Reporter and podcast host Willis recounts the life of the intrepid Elizabeth Van Lew (1818-1900), who mounted a successful spy ring from her home in the Confederate stronghold of Richmond, Virginia. Born into wealth and privilege in a family with Northern roots, she was a Union sympathizer, and though her family owned slaves, she opposed slavery. Raised to be a Southern belle, she was transformed by war “from a serious but directionless young woman into an iron-willed spymaster.” In the early days of the conflict, she and her mother risked threats to their lives to help imprisoned wounded Union soldiers. Those prisoners of war passed on to her information, overheard from their guards, about Rebel troop movements. Books she lent the men came back with secret notes and encoded messages that she relayed to Union commanders. Her efforts were augmented by a ring of like-minded civilians, including her own Black servants, German anti-slavery business owners, and other Union sympathizers whom she learned about when the Confederate government penned them together in prison.

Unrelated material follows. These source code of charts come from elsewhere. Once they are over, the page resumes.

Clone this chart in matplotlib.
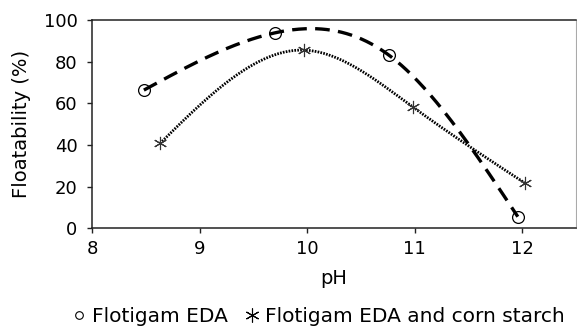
import numpy as np
import matplotlib.pyplot as plt
from matplotlib.lines import Line2D

# data
ph_eda = [8.48, 9.70, 10.76, 11.96]
flot_eda = [66.4, 93.9, 83.2, 5.6]
ph_starch = [8.63, 9.97, 10.98, 12.03]
flot_starch = [40.8, 85.6, 58.4, 21.6]

plt.rcParams["font.family"] = ["DejaVu Sans"]


def smooth(x, y, n=300):
    # natural cubic spline through the points
    x = np.asarray(x, float)
    y = np.asarray(y, float)
    h = np.diff(x)
    k = len(x)
    A = np.zeros((k, k))
    r = np.zeros(k)
    A[0, 0] = A[-1, -1] = 1
    for i in range(1, k - 1):
        A[i, i - 1] = h[i - 1]
        A[i, i] = 2 * (h[i - 1] + h[i])
        A[i, i + 1] = h[i]
        r[i] = 6 * ((y[i + 1] - y[i]) / h[i] - (y[i] - y[i - 1]) / h[i - 1])
    M = np.linalg.solve(A, r)
    xs = np.linspace(x[0], x[-1], n)
    j = np.clip(np.searchsorted(x, xs) - 1, 0, k - 2)
    a = x[j + 1] - xs
    b = xs - x[j]
    hj = h[j]
    ys = (M[j] * a**3 + M[j + 1] * b**3) / (6 * hj) \
        + (y[j] / hj - M[j] * hj / 6) * a + (y[j + 1] / hj - M[j + 1] * hj / 6) * b
    return xs, ys


fig = plt.figure(figsize=(5.77, 3.3), dpi=100)
ax = fig.add_axes([0.16, 0.308, 0.838, 0.631])

xs, ys = smooth(ph_eda, flot_eda)
ax.plot(xs, ys, color="black", lw=2.4, ls=(0, (4.4, 2.5)))
xs, ys = smooth(ph_starch, flot_starch)
ax.plot(xs, ys, color="black", lw=2.0, ls=(0, (0.6, 0.45)))

ax.plot(ph_eda, flot_eda, "o", ms=8.5, mfc="none", mec="black", mew=0.9)
ax.plot(ph_starch, flot_starch, ls="none", marker=(6, 2, 0), ms=9.5,
        mec="#333333", mew=0.8)

ax.set_xlim(8, 12.5)
ax.set_ylim(0, 100)
ax.set_xticks([8, 9, 10, 11, 12])
ax.set_yticks([0, 20, 40, 60, 80, 100])
ax.tick_params(labelsize=13, length=3.6, width=1, color="#222222")
ax.tick_params(axis="x", pad=5)
ax.tick_params(axis="y", pad=7)
for s in ["left", "bottom", "top"]:
    ax.spines[s].set_linewidth(1.1)
    ax.spines[s].set_color("#222222")
ax.spines["right"].set_color("#aaaaaa")
ax.set_xlabel("pH", fontsize=14, labelpad=8)
ax.set_ylabel("Floatability (%)", fontsize=14, labelpad=9)

handles = [
    Line2D([], [], ls="none", marker="o", ms=5.5, mfc="none", mec="black", mew=0.8),
    Line2D([], [], ls="none", marker=(6, 2, 0), ms=10, mec="black", mew=0.8),
]
fig.legend(handles, ["Flotigam EDA", "Flotigam EDA and corn starch"],
           loc="center", bbox_to_anchor=(0.552, 0.040), ncol=2, frameon=False,
           fontsize=14.5, handlelength=0.6, handletextpad=0.35, columnspacing=0.9,
           borderpad=0, borderaxespad=0)

fig.savefig("out.png", dpi=100)
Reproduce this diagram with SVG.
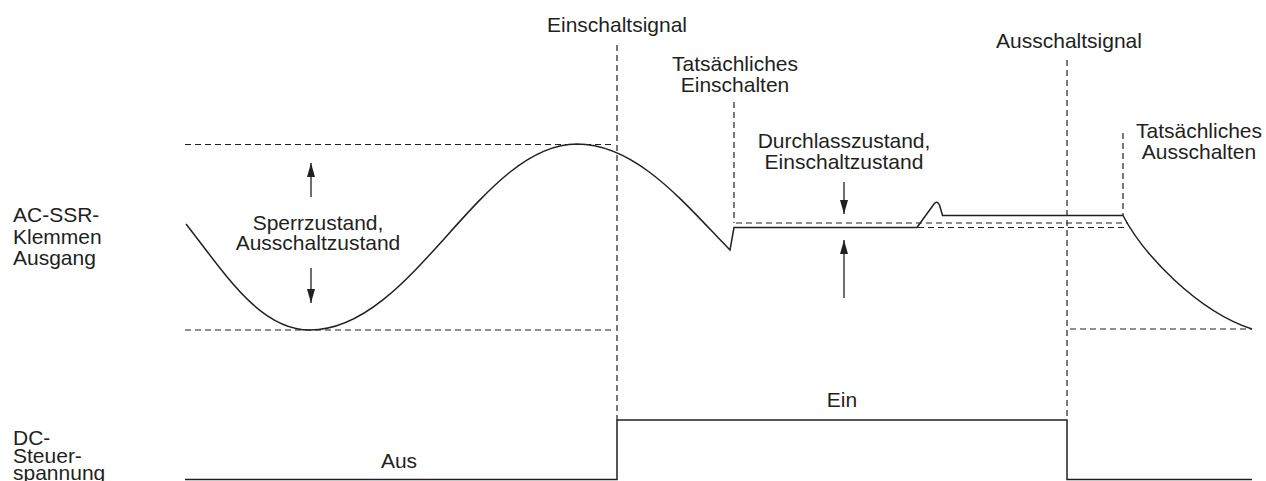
<svg xmlns="http://www.w3.org/2000/svg" width="1266" height="481" viewBox="0 0 1266 481">
  <style>
    text { font-family: "Liberation Sans", Arial, sans-serif; font-size: 21px; fill: #231f20; }
    .mid { text-anchor: middle; }
    .dash { fill: none; stroke: #231f20; stroke-width: 1.2; stroke-dasharray: 6 4; }
    .wave { fill: none; stroke: #231f20; stroke-width: 1.5; stroke-linejoin: miter; }
    .arr { fill: none; stroke: #231f20; stroke-width: 1.3; marker-end: url(#ah); }
  </style>
  <defs>
    <marker id="ah" viewBox="0 0 14 8" refX="14" refY="4" markerWidth="14" markerHeight="8" markerUnits="userSpaceOnUse" orient="auto">
      <path d="M0,0 L14,4 L0,8 z" fill="#231f20"/>
    </marker>
  </defs>
  <rect width="1266" height="481" fill="#ffffff"/>

  <g id="guides">
    <line class="dash" x1="185" y1="144.5" x2="613" y2="144.5"/>
    <line class="dash" x1="185" y1="330" x2="613" y2="330"/>
    <line class="dash" x1="1070" y1="329" x2="1252" y2="329"/>
    <line class="dash" x1="736" y1="223" x2="1128" y2="223"/>
    <line class="dash" x1="918" y1="227.5" x2="1128" y2="227.5"/>
    <line class="dash" x1="617" y1="45" x2="617" y2="420"/>
    <line class="dash" x1="734" y1="102" x2="734" y2="223"/>
    <line class="dash" x1="1067" y1="60" x2="1067" y2="420"/>
    <line class="dash" x1="1123" y1="133" x2="1123" y2="215"/>
  </g>

  <g id="ac-output">
    <path class="wave" d="M186,224 C226,275 260,330 310,330 C413,330 480,144 577,144 C637,144 685,204 730,250 L734,227.5 L917,227.5 L934,204 Q937,200 939.5,205 L942.5,215.5 L1123,215.5 C1143,254 1197,311 1252,329"/>
  </g>

  <g id="dc-control">
    <path class="wave" d="M185,479.5 L617,479.5 L617,420 L1067,420 L1067,479.5 L1252,479.5"/>
  </g>

  <g id="connectors">
    <line class="arr" x1="311" y1="197" x2="311" y2="163"/>
    <line class="arr" x1="311" y1="268" x2="311" y2="303"/>
    <line class="arr" x1="844" y1="182" x2="844" y2="214"/>
    <line class="arr" x1="844" y1="298" x2="844" y2="240"/>
  </g>

  <g id="label-einschaltsignal"><text class="mid" x="617" y="32">Einschaltsignal</text></g>
  <g id="label-tats-ein">
    <text class="mid" x="735" y="71">Tatsächliches</text>
    <text class="mid" x="735" y="92">Einschalten</text>
  </g>
  <g id="label-ausschaltsignal"><text class="mid" x="1069" y="48">Ausschaltsignal</text></g>
  <g id="label-tats-aus">
    <text class="mid" x="1199" y="138">Tatsächliches</text>
    <text class="mid" x="1199" y="159">Ausschalten</text>
  </g>
  <g id="label-durchlass">
    <text class="mid" x="844" y="148">Durchlasszustand,</text>
    <text class="mid" x="844" y="169">Einschaltzustand</text>
  </g>
  <g id="label-sperr">
    <text class="mid" x="318" y="230">Sperrzustand,</text>
    <text class="mid" x="318" y="250">Ausschaltzustand</text>
  </g>
  <g id="label-ac">
    <text x="13" y="222">AC-SSR-</text>
    <text x="13" y="243.5">Klemmen</text>
    <text x="13" y="265">Ausgang</text>
  </g>
  <g id="label-dc">
    <text x="13" y="445">DC-</text>
    <text x="13" y="462.5">Steuer-</text>
    <text x="13" y="480">spannung</text>
  </g>
  <g id="label-ein"><text class="mid" x="842" y="407">Ein</text></g>
  <g id="label-aus"><text class="mid" x="399" y="468">Aus</text></g>
</svg>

These secret activists worked to gather and pass on intelligence and to smuggle Union soldiers across enemy lines. While the soldiers waited to escape, she hid them on the third floor of her Richmond mansion. Van Lew proved a wily spy, even using a cipher to convert letters into numerical code—a cipher she kept for the rest of her life. When Ulysses S. Grant became president, he rewarded her invaluable aid by naming her to the remunerative position of Richmond’s postmaster. Willis draws on Van Lew’s published diary, a biography of Van Lew, and biographies of Civil War figures to create a brisk, well-populated chronicle of her subject’s perilous work.
A fresh look at Civil War history.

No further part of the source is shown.